On any date involving alcohol, apply the same drink safety principles that apply in any social setting. Do not leave your drink unattended. Do not accept drinks you did not watch being poured from a sealed bottle or from the bar directly. Be aware of how you feel relative to how much you have drunk. If something feels wrong, leave.

First dates are not the occasion for drinking to the point of impaired judgement. This is not a moral statement: it is a practical observation that alcohol significantly reduces the ability to assess situations accurately and respond to warning signs appropriately.

Red Flags to Recognise

Warning signs in app communication and early dating include: unwillingness to video call or to meet in a public place; pressing rapidly for personal information including your address, workplace, or financial situation; inconsistencies between what they say at different times; love-bombing, intense affection and flattery that seems disproportionate to how well they know you; pressure to move communication from the app to a more private platform such as WhatsApp before you feel ready; and any request for money for any reason.
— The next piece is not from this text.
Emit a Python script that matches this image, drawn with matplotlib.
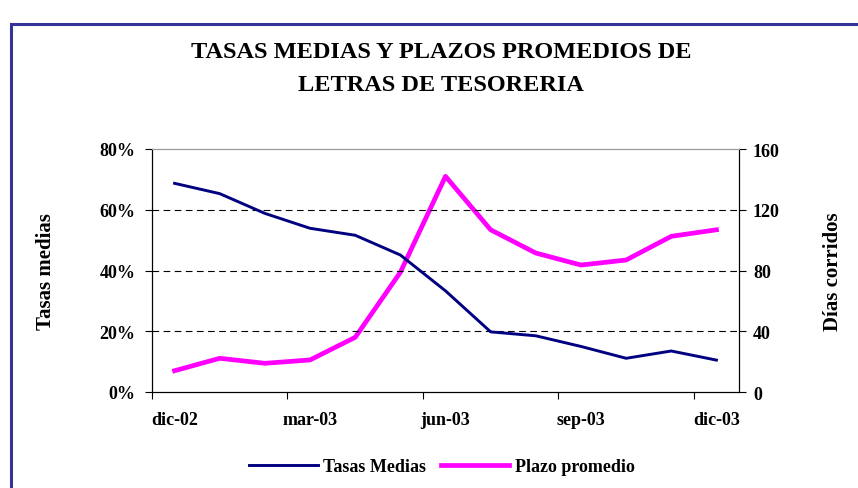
import matplotlib.pyplot as plt
from matplotlib.patches import Rectangle
from matplotlib.ticker import FixedLocator, NullFormatter, FixedFormatter

plt.rcParams["font.family"] = ["Liberation Serif", "DejaVu Serif"]
plt.rcParams["font.weight"] = "bold"

# datos
meses = ["dic-02", "ene-03", "feb-03", "mar-03", "abr-03", "may-03", "jun-03",
         "jul-03", "ago-03", "sep-03", "oct-03", "nov-03", "dic-03"]
tasas_medias = [68.7, 65.3, 58.8, 53.9, 51.6, 45.1, 33.3, 19.8, 18.5, 15.0, 11.1, 13.5, 10.5]
plazo_promedio = [14.0, 22.2, 18.9, 21.1, 36.0, 78.8, 142.0, 106.8, 91.5, 83.6, 86.9, 102.5, 106.8]
etiquetas_x = ["dic-02", "mar-03", "jun-03", "sep-03", "dic-03"]
ticks_izq = [0, 20, 40, 60, 80]
ticks_der = [0, 40, 80, 120, 160]

fig = plt.figure(figsize=(8.58, 4.89), dpi=100)

# marco azul
fig.patches.append(Rectangle((11 / 858, -0.05), 1.1, 1 - 25 / 489 + 0.05,
                             transform=fig.transFigure, fill=False,
                             edgecolor="#333399", linewidth=2.2))

ax = fig.add_axes([152 / 858, 96 / 489, 587 / 858, 243 / 489])
ax2 = ax.twinx()

x = list(range(len(meses)))
l1, = ax.plot(x, tasas_medias, color="#000080", linewidth=2.1, label="Tasas Medias")
l2, = ax2.plot(x, plazo_promedio, color="#FF00FF", linewidth=3.4, label="Plazo promedio")
ax.set_zorder(ax2.get_zorder() + 1)
ax.patch.set_visible(False)

ax.set_xlim(-0.5, len(meses) - 0.5)
ax.set_ylim(0, 80)
ax2.set_ylim(0, 160)

# ticks entre categorías, etiquetas en el centro
ax.xaxis.set_major_locator(FixedLocator([-0.5, 2.5, 5.5, 8.5, 11.5]))
ax.xaxis.set_major_formatter(NullFormatter())
ax.xaxis.set_minor_locator(FixedLocator([meses.index(m) for m in etiquetas_x]))
ax.xaxis.set_minor_formatter(FixedFormatter(etiquetas_x))
ax.tick_params(axis="x", which="major", direction="out", length=5, color="black")
ax.tick_params(axis="x", which="minor", length=0, pad=14, labelsize=13)

ax.set_yticks(ticks_izq)
ax.set_yticklabels([f"{t}%" for t in ticks_izq])
ax2.set_yticks(ticks_der)
ax.tick_params(axis="y", direction="out", length=5, labelsize=13, pad=7)
ax2.tick_params(axis="y", direction="out", length=5, labelsize=13, pad=5)

for t in [20, 40, 60]:
    ax.axhline(t, color="black", linestyle=(0, (6, 4)), linewidth=0.8, zorder=0)

for a in (ax, ax2):
    a.spines["top"].set_color("#999999")
    a.spines["left"].set_color("black")
    a.spines["right"].set_color("black")
    a.spines["bottom"].set_color("black")

ax.set_ylabel("Tasas medias", fontsize=15, fontweight="bold", labelpad=31)
ax2.set_ylabel("Días corridos", fontsize=15, fontweight="bold", labelpad=31)

fig.text(0.514, 0.859, "TASAS MEDIAS Y PLAZOS PROMEDIOS DE\nLETRAS DE TESORERIA",
         ha="center", va="center", fontsize=17.5, fontweight="bold", linespacing=1.75)

fig.legend([l1, l2], ["Tasas Medias", "Plazo promedio"], loc="center",
           bbox_to_anchor=(0.515, 0.043), ncol=2, frameon=False, fontsize=13,
           handlelength=3.8, handletextpad=0.3, columnspacing=0.8)

fig.savefig("out.png", dpi=100)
Anyone who claims to be in the military, working abroad, or otherwise conveniently unable to meet while being very engaged online should be treated with particular caution. This is one of the most common formats for romance fraud.

Sextortion and Image-Based Abuse

Dating apps and the connections made through them are a significant source of sextortion risk. This involves someone obtaining sexual images or videos of you, or tricking you into a live video that is recorded, and then threatening to share this with your contacts unless you pay money or provide more images.

Never send sexual images to someone you have only met online, regardless of how much you trust the connection. If you are threatened in this way, do not pay: payment typically leads to escalating demands. Report to the police and to the Internet Watch Foundation (IWF) who can assist with image removal. The Revenge Porn Helpline (0345 6000 459) provides specific support for this situation.

Reporting Safety Concerns on Dating Platforms

Most major dating apps have reporting mechanisms for users who behave abusively, threateningly, or who appear to be fraudulent. Use these mechanisms. Platforms are required under the Online Safety Act 2023 to take safety concerns seriously. Blocking a concerning user prevents further contact on the app but does not remove their ability to create a new profile: a formal report is more effective at addressing the issue.